There’s bipartisan talk about reining in tech. But Congress is likely going to be too busy fighting about other things in 2019 to pass tech legislation with teeth. And internet companies, which are powerful lobbying operations in their own right, will resist the changes that we really need.

That’s not to say tech won’t still be on the hot seat in Washington. Now that Democrats control the House, new hearings could shift away from concerns about anti-conservative bias and toward serious privacy and antitrust issues.

We’re also still waiting on the Federal Trade Commission to deliver on its investigation of Facebook’s Cambridge Analytica data privacy lapse. But the agency, whose power is limited by law, lately has shown little ability to deliver a serious blow.

– Apple is going to squeeze more money from you.

With people waiting longer and longer to upgrade their iPhones, Apple isn’t just interested in selling hardware anymore. Now it’s doubling down on being a services company, too. Apple subscription offerings already include Apple Music for songs, iCloud for storage and AppleCare+ for repairs. Next up: Subscriptions for news and video.

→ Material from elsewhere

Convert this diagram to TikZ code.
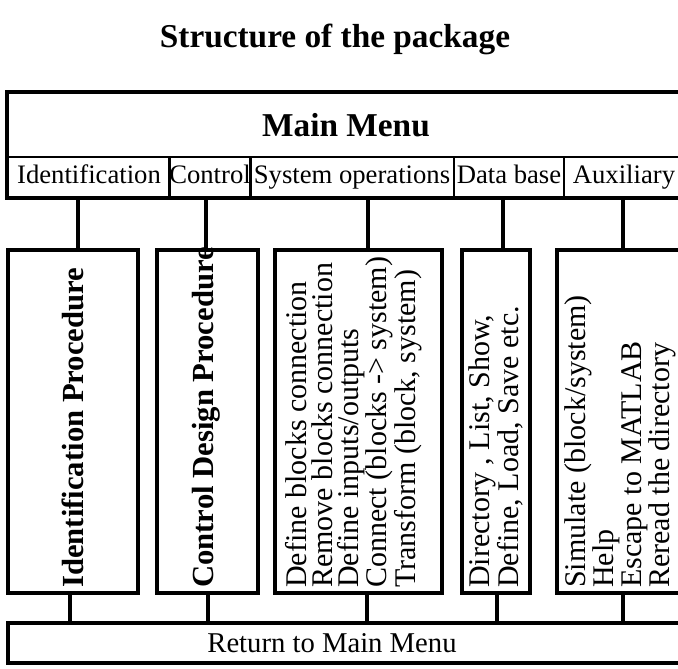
\documentclass[tikz,border=0pt]{standalone}
\usepackage{fontspec}
\setmainfont{Liberation Serif}

\begin{document}
\begin{tikzpicture}[
    x=0.75pt, y=-0.75pt,
    every node/.style={inner sep=0pt},
    titletext/.style={font=\fontsize{25}{28}\selectfont\bfseries},
    menuhead/.style={draw, line width=2pt, minimum width=507pt, minimum height=48pt, font=\fontsize{25}{28}\selectfont\bfseries},
    subcell/.style={draw, line width=1.2pt, minimum height=30pt, text height=14pt, text depth=4.5pt, font=\fontsize{20}{22}\selectfont},
    frame/.style={line width=3.2pt},
    procbox/.style={draw, line width=3pt, minimum height=257.25pt},
    proctext/.style={rotate=90, anchor=north west, align=left, font=\fontsize{22.5}{19.5}\selectfont},
    procbold/.style={rotate=90, anchor=north west, font=\fontsize{23}{25}\selectfont\bfseries},
    retbox/.style={draw, line width=3pt, minimum width=507pt, minimum height=30pt},
    rettext/.style={font=\fontsize{21.5}{24}\selectfont},
    link/.style={line width=3pt}
]
\useasboundingbox (0,0) rectangle (678,668);
\clip (0,0) rectangle (678,668);

% Title
\node[titletext] (title) at (335,39) {Structure of the package};

% Top: main menu and its row of submenus
\node[menuhead] (menu) at (346,125) {Main Menu};

\node[subcell, minimum width=121.5pt] (identcell) at (89,177) {Identification};
\node[subcell, minimum width=60pt] (ctrlcell) at (210,177) {Control};
\node[subcell, minimum width=153pt] (syscell) at (352,177) {System operations};
\node[subcell, minimum width=82.5pt] (dbcell) at (509,177) {Data base};
\node[subcell, minimum width=90pt] (auxcell) at (624,177) {Auxiliary};

\draw[frame] (menu.north west) rectangle (auxcell.south east);

% Middle: one box per submenu
\node[procbox, minimum width=97.5pt] (identbox) at (73,421.5) {};
\node[procbox, minimum width=75.75pt] (ctrlbox) at (207.5,421.5) {};
\node[procbox, minimum width=125.25pt] (sysbox) at (358.5,421.5) {};
\node[procbox, minimum width=51pt] (dbbox) at (496,421.5) {};
\node[procbox, minimum width=99pt] (auxbox) at (623,421.5) {};

\node[procbold] (identtxt) at (62,588) {Identification Procedure};
\node[procbold] (ctrltxt) at (192,588) {Control Design Procedure};
\node[proctext] (systxt) at (285,588) {Define blocks connection\\Remove blocks connection\\Define inputs/outputs\\Connect (blocks -> system)\\Transform (block, system)};
\node[proctext] (dbtxt) at (468,588) {Directory , List, Show,\\Define, Load, Save etc.};
\node[proctext] (auxtxt) at (564,588) {Simulate (block/system)\\Help\\Escape to MATLAB\\Reread the directory};

\draw[link] ([xshift=3.75pt]identbox.north) -- ([xshift=3.75pt]identbox.north |- identcell.south);
\draw[link] ([xshift=-1.1pt]ctrlbox.north) -- ([xshift=-1.1pt]ctrlbox.north |- ctrlcell.south);
\draw[link] ([xshift=7.1pt]sysbox.north) -- ([xshift=7.1pt]sysbox.north |- syscell.south);
\draw[link] ([xshift=5.25pt]dbbox.north) -- ([xshift=5.25pt]dbbox.north |- dbcell.south);
\draw[link] (auxbox.north) -- (auxbox.north |- auxcell.south);

% Bottom: way back
\node[retbox] (back) at (346,643) {};
\node[rettext] (backtxt) at (332,643) {Return to Main Menu};

\draw[link] ([xshift=-2.25pt]identbox.south) -- ([xshift=-2.25pt]identbox.south |- back.north);
\draw[link] (ctrlbox.south) -- (ctrlbox.south |- back.north);
\draw[link] ([xshift=6.4pt]sysbox.south) -- ([xshift=6.4pt]sysbox.south |- back.north);
\draw[link] ([xshift=0.75pt]dbbox.south) -- ([xshift=0.75pt]dbbox.south |- back.north);
\draw[link] (auxbox.south) -- (auxbox.south |- back.north);

\end{tikzpicture}
\end{document}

But as Apple pushes deeper into entertainment, it’s going to need a few frenemies to get its content out of iPhones and onto the biggest screens in our homes. The Apple TV streaming box is not nearly as dominant in homes as Roku and smart TVs from Samsung and others. Apple doesn’t have a reputation for playing well with others, but already, in December, it took the once-unthinkable step of making Apple Music work with Amazon’s top-selling Echo speakers. (Amazon’s CEO Jeff Bezos also owns The Washington Post.)

– Scooters fizzle out.

Riding an electric scooter around town is fun – at first. But as cities across the U.S. have learned this year, they’re also vandalization targets, a sidewalk nuisance and an injury risk.

More modes of transportation are an urban necessity, and less reliance on cars is a good thing. But app-enabled scooters are the buzzy transportation idea most likely idea to fizzle out because ultimately too many people don’t feel comfortable riding them. Until dramatic street design changes make it safer for small electric devices, shared bicycles make more sense. And even then, that’s still a fraction of the people in the U.S. who would rather take an Uber car to their next meeting.

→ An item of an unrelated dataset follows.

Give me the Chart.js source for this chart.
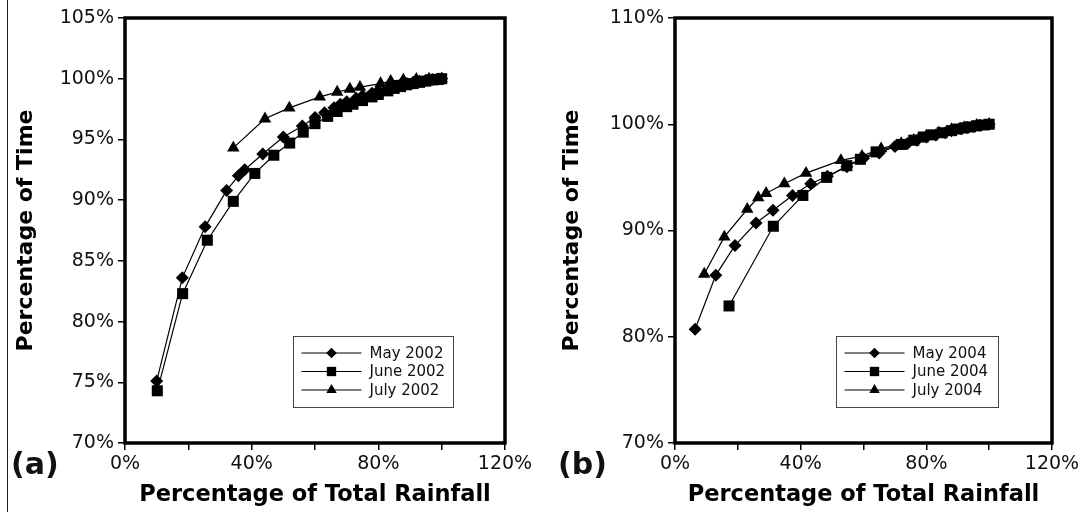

– Big tech IPOs arrive, but keeping sky-high valuations may require increasing prices for customers.

The year ahead is supposed to bring initial public offerings from some of the most iconic tech start-ups of the last decade: Uber, Lyft, Airbnb and Pinterest. But I don’t expect Silicon Valley will be partying like it’s 1999. Right now, market conditions are so bad that only the most desperate for cash would pull the trigger in the next few months. (The Nasdaq composite, which contains a lot of tech stocks, has lost about 19 percent from its August high.)

“The IPO market may not be open for business for the first part of the year,” says Kathleen Smith, principal at Renaissance Capital. “It’s possible that many won’t get done, and those that do get done will be at lower valuations.”

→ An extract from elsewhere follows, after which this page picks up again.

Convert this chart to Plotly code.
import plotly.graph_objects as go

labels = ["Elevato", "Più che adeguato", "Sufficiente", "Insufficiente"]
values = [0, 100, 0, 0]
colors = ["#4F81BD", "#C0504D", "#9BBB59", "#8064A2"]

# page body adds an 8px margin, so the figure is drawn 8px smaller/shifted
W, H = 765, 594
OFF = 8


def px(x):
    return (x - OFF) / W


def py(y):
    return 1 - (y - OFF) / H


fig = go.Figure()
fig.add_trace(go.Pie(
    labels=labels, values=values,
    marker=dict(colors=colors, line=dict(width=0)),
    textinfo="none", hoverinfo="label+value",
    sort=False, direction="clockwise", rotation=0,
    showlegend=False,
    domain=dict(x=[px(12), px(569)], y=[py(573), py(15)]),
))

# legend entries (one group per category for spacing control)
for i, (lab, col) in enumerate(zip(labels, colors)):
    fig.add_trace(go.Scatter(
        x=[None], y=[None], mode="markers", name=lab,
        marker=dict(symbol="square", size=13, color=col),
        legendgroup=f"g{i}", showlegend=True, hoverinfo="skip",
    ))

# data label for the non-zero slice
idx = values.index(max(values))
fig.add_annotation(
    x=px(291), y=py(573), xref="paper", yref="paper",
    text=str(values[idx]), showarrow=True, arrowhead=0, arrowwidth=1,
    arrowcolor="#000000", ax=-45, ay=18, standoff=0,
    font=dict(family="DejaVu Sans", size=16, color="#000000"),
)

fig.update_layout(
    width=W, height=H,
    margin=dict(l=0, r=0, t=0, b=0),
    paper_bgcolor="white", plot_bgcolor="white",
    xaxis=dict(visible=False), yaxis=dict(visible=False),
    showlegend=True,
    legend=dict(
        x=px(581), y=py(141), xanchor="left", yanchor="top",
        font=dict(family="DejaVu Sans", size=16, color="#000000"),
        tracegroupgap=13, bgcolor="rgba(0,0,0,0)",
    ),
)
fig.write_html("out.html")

Many of these companies haven’t been forced to focus on profitability as they’ve been propped up by private investors for years. A new focus on profits could well require higher prices for customers.

– 5G cellular networks arrive and wow few at first.

After years of hype, next-generation 5G networks from AT&T and Verizon are finally popping up in American cities, with the promise of blazing-fast internet speeds over the air for phones, cars, gaming gear and all sorts of connected devices. But it probably won’t change your life in 2019. That’s because these initial networks are limited to particular neighborhoods – not entire cities. It will take years for 5G to be as common as the 4G LTE Networks we use today. Meanwhile, expect marketing wars where carriers try to convince us their not-really-5G networks are already 5G.

And then there’s a hardware problem: The first devices that can take advantage of these networks are just WiFi hotspots. Apple will wait until at least 2020 to put 5G into iPhones, according to leaks. Samsung has promised it will release a 5G-compatible smartphone at some point in 2019, but the increased demands of the new network are likely to drain the battery quickly.

– Samsung debuts a folding smartphone, and it’s mind-bendingly expensive.

After a long dry spell, smartphone design is about to get interesting again. Samsung plans in 2019 to sell a phone that unfolds like a book to reveal a 7.3-inch screen inside. Samsung will have to prove its Infinity Flex Display is more than a gimmick, but the idea is that it gives us access to both a really big phone for working and watching video and a small pocket-size phone at the same time.

If you’re intrigued, you’d better start saving up now. Samsung, like Apple, is looking for reasons to price phones more like laptops, as we wait longer and longer before upgrading. With all that new hardware, I wouldn’t be surprised to see Samsung’s new phone touch $2,000 or beyond.

– Trump gets into a big fight with an ever-bigger Amazon.

The easiest prediction to make for the last decade has been that Amazon will get bigger. In 2019, we’ll buy even more everyday things online and shop at Amazon’s growing spate of physical shops, like Amazon Go convenience stores in airports. We’ll connect our homes to even more Amazon speakers, cameras, clocks and appliances so they can work better together – and the retailer can gather even more data about our lives.

And that makes Amazon the company most likely to run afoul of President Donald Trump, who uses tech as his favorite foil (after the media). It has already happened on a smaller scale over the rates the retailer pays the U.S. Postal Service. With Amazon’s tentacles spreading into more areas of the economy, Trump will have plenty to argue with, from its impact on jobs to questions about whether Amazon has just gotten too big.